:: Exercise prompt ::
Each entry below is to be written out exactly, and the pictures are to be left out.

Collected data
==============================
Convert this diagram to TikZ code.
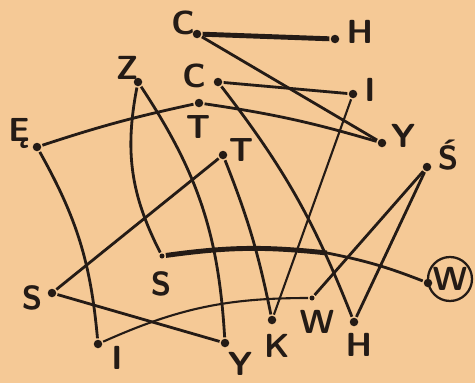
\documentclass[tikz,border=0pt]{standalone}
\usepackage{tikz}
\usetikzlibrary{calc}
\definecolor{paper}{RGB}{245,201,150}
\definecolor{ink}{RGB}{36,27,22}

\begin{document}
\begin{tikzpicture}[x=0.2mm,y=-0.2mm,inner sep=0.5mm,scale=1,color=ink,line width=1.6pt,
		vertex/.style={circle,fill,inner sep=0,minimum size=1.7mm},
		tip/.style={circle,fill,inner sep=0,minimum size=1mm},
		lab/.style={inner sep=0,font=\fontsize{19}{19}\selectfont\sffamily\bfseries},
		heavy/.style={line width=2.8pt},
		fine/.style={line width=1.2pt}]
	
	\fill[paper] (0,0) rectangle (475,383);
	\useasboundingbox (0,0) rectangle (475,383);
	
	\node at (197,34) [vertex] (c1) {};
	\node at (335,39) [vertex] (h1) {};
	\node at (138,82) [vertex] (z) {};
	\node at (218,82) [vertex] (c2) {};
	\node at (199,103) [vertex] (t1) {};
	\node at (353,94) [vertex] (i1) {};
	\node at (37,147) [vertex] (e) {};
	\node at (382,143) [vertex] (y1) {};
	\node at (427,167) [vertex] (s3) {};
	\node at (223,155) [vertex] (t2) {};
	\node at (52,293) [vertex] (s1) {};
	\node at (162,256) [tip] (s2) {};
	\node at (98,344) [vertex] (i2) {};
	\node at (225,343) [vertex] (y2) {};
	\node at (272,320) [vertex] (k) {};
	\node at (312,298) [tip] (w1) {};
	\node at (354,322) [vertex] (h2) {};
	\node at (428,283) [vertex] (w2) {};
	\coordinate (wm) at (327,253);
	
	% letters
	\node at (183,23) [lab] (lc1) {C};
	\node at (360,32) [lab] (lh1) {H};
	\node at (127,68) [lab] (lz) {Z};
	\node at (194,76) [lab] (lc2) {C};
	\node at (198,127) [lab] (lt1) {T};
	\node at (370,90) [lab] (li1) {I};
	\node at (19,134) [lab] (le) {Ę};
	\node at (403,136) [lab] (ly1) {Y};
	\node at (448,155) [lab] (ls3) {Ś};
	\node at (241,150) [lab] (lt2) {T};
	\node at (32,298) [lab] (ls1) {S};
	\node at (161,284) [lab] (ls2) {S};
	\node at (117,358) [lab] (li2) {I};
	\node at (240,364) [lab] (ly2) {Y};
	\node at (277,346) [lab] (lk) {K};
	\node at (317,322) [lab] (lw1) {W};
	\node at (359,345) [lab] (lh2) {H};
	\node at (450,279) [lab,circle,draw,line width=1.3pt,minimum size=44*0.2mm] (lw2) {W};
	
	\path
	(c1) edge[heavy] (h1)
	(c1) edge (y1)
	(c2) edge (i1)
	(c2) edge[bend left=8] (h2)
	
	(e) edge[bend left=3] (t1)
	(t1) edge[bend left=4] (y1)
	(e) edge[bend left=12] (i2)
	
	(z) edge[bend right=19] (s2)
	(z) edge[bend left=15] (y2)
	
	(t2) edge (s1)
	(t2) edge[bend left=5] (k)
	(i1) edge[fine] (k)
	(s1) edge (y2)
	
	(i2) edge[fine,bend left=12] (w1)
	(w1) edge (s3)
	(h2) edge (s3)
	
	(s2) edge[heavy,bend left=7] (wm)
	(wm) edge[bend left=5] (w2)
	;
	
\end{tikzpicture}
\end{document}
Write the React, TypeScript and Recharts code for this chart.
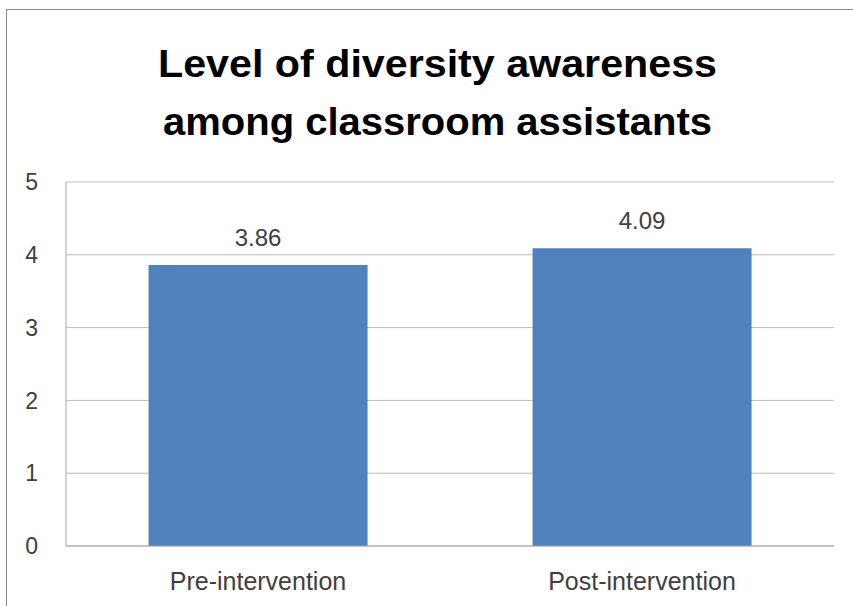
import React from "react";
import { BarChart, Bar, XAxis, YAxis, CartesianGrid, LabelList } from "recharts";

const categories = ["Pre-intervention", "Post-intervention"];
const awareness = [3.86, 4.09];
const yTicks = [0, 1, 2, 3, 4, 5];
const titleLines = ["Level of diversity awareness", "among classroom assistants"];

const data = categories.map((c, i) => ({ name: c, value: awareness[i] }));

const FONT = "'Liberation Sans', Arial, sans-serif";

export default function App() {
  return (
    <div style={{ position: "absolute", left: 0, top: 0, width: 853, height: 606, overflow: "hidden", background: "#fff" }}>
      <div style={{ position: "absolute", left: 6, top: 9, width: 900, height: 700, border: "1px solid #8a8a8a", boxSizing: "border-box" }} />
      <div style={{ position: "absolute", left: 0, top: 0 }}>
        <BarChart
          width={853}
          height={606}
          data={data}
          margin={{ top: 182, right: 19, left: 0, bottom: 20 }}
          barCategoryGap="21.5%"
        >
          <CartesianGrid vertical={false} stroke="#bdbdbd" />
          <XAxis
            dataKey="name"
            height={40}
            tickLine={false}
            tickSize={0}
            tickMargin={26}
            axisLine={{ stroke: "#a6a6a6" }}
            tick={{ fontFamily: FONT, fontSize: 25, fill: "#404040" }}
          />
          <YAxis
            width={66}
            domain={[0, 5]}
            ticks={yTicks}
            tickLine={false}
            tickSize={0}
            tickMargin={28}
            axisLine={{ stroke: "#a6a6a6" }}
            tick={{ fontFamily: FONT, fontSize: 23, fill: "#404040" }}
          />
          <Bar dataKey="value" fill="#4f81bd" isAnimationActive={false}>
            <LabelList
              dataKey="value"
              position="top"
              offset={19}
              formatter={(v: number) => v.toFixed(2)}
              style={{ fontFamily: FONT, fontSize: 24, fill: "#404040" }}
            />
          </Bar>
        </BarChart>
      </div>
      <svg width={853} height={606} style={{ position: "absolute", left: 0, top: 0, pointerEvents: "none" }}>
        <text x={437.5} y={77} textAnchor="middle" fontFamily={FONT} fontWeight="bold" fontSize={38} fill="#000" textLength={559} lengthAdjust="spacingAndGlyphs">
          {titleLines[0]}
        </text>
        <text x={437.5} y={135} textAnchor="middle" fontFamily={FONT} fontWeight="bold" fontSize={38} fill="#000" textLength={549} lengthAdjust="spacingAndGlyphs">
          {titleLines[1]}
        </text>
      </svg>
    </div>
  );
}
==============================
:: Result ::
Convert this diagram to TikZ code.
\documentclass[tikz,border=0pt]{standalone}
\usepackage{tikz}
\usetikzlibrary{calc}
\definecolor{paper}{RGB}{245,201,150}
\definecolor{ink}{RGB}{36,27,22}

\begin{document}
\begin{tikzpicture}[x=0.2mm,y=-0.2mm,inner sep=0.5mm,scale=1,color=ink,line width=1.6pt,
		vertex/.style={circle,fill,inner sep=0,minimum size=1.7mm},
		tip/.style={circle,fill,inner sep=0,minimum size=1mm},
		lab/.style={inner sep=0,font=\fontsize{19}{19}\selectfont\sffamily\bfseries},
		heavy/.style={line width=2.8pt},
		fine/.style={line width=1.2pt}]
	
	\fill[paper] (0,0) rectangle (475,383);
	\useasboundingbox (0,0) rectangle (475,383);
	
	\node at (197,34) [vertex] (c1) {};
	\node at (335,39) [vertex] (h1) {};
	\node at (138,82) [vertex] (z) {};
	\node at (218,82) [vertex] (c2) {};
	\node at (199,103) [vertex] (t1) {};
	\node at (353,94) [vertex] (i1) {};
	\node at (37,147) [vertex] (e) {};
	\node at (382,143) [vertex] (y1) {};
	\node at (427,167) [vertex] (s3) {};
	\node at (223,155) [vertex] (t2) {};
	\node at (52,293) [vertex] (s1) {};
	\node at (162,256) [tip] (s2) {};
	\node at (98,344) [vertex] (i2) {};
	\node at (225,343) [vertex] (y2) {};
	\node at (272,320) [vertex] (k) {};
	\node at (312,298) [tip] (w1) {};
	\node at (354,322) [vertex] (h2) {};
	\node at (428,283) [vertex] (w2) {};
	\coordinate (wm) at (327,253);
	
	% letters
	\node at (183,23) [lab] (lc1) {C};
	\node at (360,32) [lab] (lh1) {H};
	\node at (127,68) [lab] (lz) {Z};
	\node at (194,76) [lab] (lc2) {C};
	\node at (198,127) [lab] (lt1) {T};
	\node at (370,90) [lab] (li1) {I};
	\node at (19,134) [lab] (le) {Ę};
	\node at (403,136) [lab] (ly1) {Y};
	\node at (448,155) [lab] (ls3) {Ś};
	\node at (241,150) [lab] (lt2) {T};
	\node at (32,298) [lab] (ls1) {S};
	\node at (161,284) [lab] (ls2) {S};
	\node at (117,358) [lab] (li2) {I};
	\node at (240,364) [lab] (ly2) {Y};
	\node at (277,346) [lab] (lk) {K};
	\node at (317,322) [lab] (lw1) {W};
	\node at (359,345) [lab] (lh2) {H};
	\node at (450,279) [lab,circle,draw,line width=1.3pt,minimum size=44*0.2mm] (lw2) {W};
	
	\path
	(c1) edge[heavy] (h1)
	(c1) edge (y1)
	(c2) edge (i1)
	(c2) edge[bend left=8] (h2)
	
	(e) edge[bend left=3] (t1)
	(t1) edge[bend left=4] (y1)
	(e) edge[bend left=12] (i2)
	
	(z) edge[bend right=19] (s2)
	(z) edge[bend left=15] (y2)
	
	(t2) edge (s1)
	(t2) edge[bend left=5] (k)
	(i1) edge[fine] (k)
	(s1) edge (y2)
	
	(i2) edge[fine,bend left=12] (w1)
	(w1) edge (s3)
	(h2) edge (s3)
	
	(s2) edge[heavy,bend left=7] (wm)
	(wm) edge[bend left=5] (w2)
	;
	
\end{tikzpicture}
\end{document}
Write the React, TypeScript and Recharts code for this chart.
import React from "react";
import { BarChart, Bar, XAxis, YAxis, CartesianGrid, LabelList } from "recharts";

const categories = ["Pre-intervention", "Post-intervention"];
const awareness = [3.86, 4.09];
const yTicks = [0, 1, 2, 3, 4, 5];
const titleLines = ["Level of diversity awareness", "among classroom assistants"];

const data = categories.map((c, i) => ({ name: c, value: awareness[i] }));

const FONT = "'Liberation Sans', Arial, sans-serif";

export default function App() {
  return (
    <div style={{ position: "absolute", left: 0, top: 0, width: 853, height: 606, overflow: "hidden", background: "#fff" }}>
      <div style={{ position: "absolute", left: 6, top: 9, width: 900, height: 700, border: "1px solid #8a8a8a", boxSizing: "border-box" }} />
      <div style={{ position: "absolute", left: 0, top: 0 }}>
        <BarChart
          width={853}
          height={606}
          data={data}
          margin={{ top: 182, right: 19, left: 0, bottom: 20 }}
          barCategoryGap="21.5%"
        >
          <CartesianGrid vertical={false} stroke="#bdbdbd" />
          <XAxis
            dataKey="name"
            height={40}
            tickLine={false}
            tickSize={0}
            tickMargin={26}
            axisLine={{ stroke: "#a6a6a6" }}
            tick={{ fontFamily: FONT, fontSize: 25, fill: "#404040" }}
          />
          <YAxis
            width={66}
            domain={[0, 5]}
            ticks={yTicks}
            tickLine={false}
            tickSize={0}
            tickMargin={28}
            axisLine={{ stroke: "#a6a6a6" }}
            tick={{ fontFamily: FONT, fontSize: 23, fill: "#404040" }}
          />
          <Bar dataKey="value" fill="#4f81bd" isAnimationActive={false}>
            <LabelList
              dataKey="value"
              position="top"
              offset={19}
              formatter={(v: number) => v.toFixed(2)}
              style={{ fontFamily: FONT, fontSize: 24, fill: "#404040" }}
            />
          </Bar>
        </BarChart>
      </div>
      <svg width={853} height={606} style={{ position: "absolute", left: 0, top: 0, pointerEvents: "none" }}>
        <text x={437.5} y={77} textAnchor="middle" fontFamily={FONT} fontWeight="bold" fontSize={38} fill="#000" textLength={559} lengthAdjust="spacingAndGlyphs">
          {titleLines[0]}
        </text>
        <text x={437.5} y={135} textAnchor="middle" fontFamily={FONT} fontWeight="bold" fontSize={38} fill="#000" textLength={549} lengthAdjust="spacingAndGlyphs">
          {titleLines[1]}
        </text>
      </svg>
    </div>
  );
}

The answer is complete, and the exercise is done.